All LLMs I've tested (Claude Sonnet & Haiku 4.5, Gemini Flash & Pro 2.5, and ChatGPT) show the same pattern when told to flip a coin:
When prompted "flip a coin" (or, "flip a coin without using external tools" in the case of Flash 2.5), each model said heads. When followed up with the prompt "again", each said tails. This was robust between different chats, redos of either prompt, and apparently different models.
(Note that many models claimed to be "simulating a fair virtual coin" or "using a random number generator").
I was surprised that the model's temperature (randomness that sometimes causes an LLM to pick a less likely token) never caused the LLM to lead with tails, nor to have two heads in a row.

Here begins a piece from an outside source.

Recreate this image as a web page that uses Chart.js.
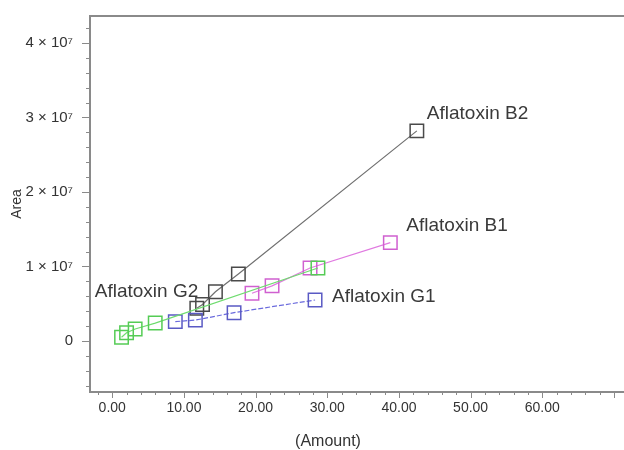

I would love to hear if others have an elucidating explanation and/or see simulations on how biased an LLM coin flip really is.
Thanks for the link! I didn't know about mode-collapse, but it definitely seems plausible that it's behind the rigged coin flips.
I wonder if models that don't mode-collapse (maybe early base models?) would give fair flips, or if there would still be a bias towards heads-then-tails.
I tried it with DeepSeek. Without deep thought, it chose heads and with deep thought it chose tails. The same thing happens in Russian, except that the equivalent of heads and tails are called 'орёл' and 'решка'. Similarly, Claude Sonnet 4.5 chooses tails with extended thinking and heads without. Extended thinking seems to be equivalent to giving the model another chance. It might also be useful to ask a human to imagine flipping a coin, answer whether the imaginary coin landed on heads or tails, then ask the human to reflect on his or her thought process.
My guess is that
People ask, "heads or tails?" not "tails or heads?" So, there is a bias for the first heads/tails token after talking about flipping a coin to be heads (and my guess is this applies to human authors as well).
The word "heads" is occurs more often in English text than "tails", so again a bias towards "heads" if there are no other flips on the table.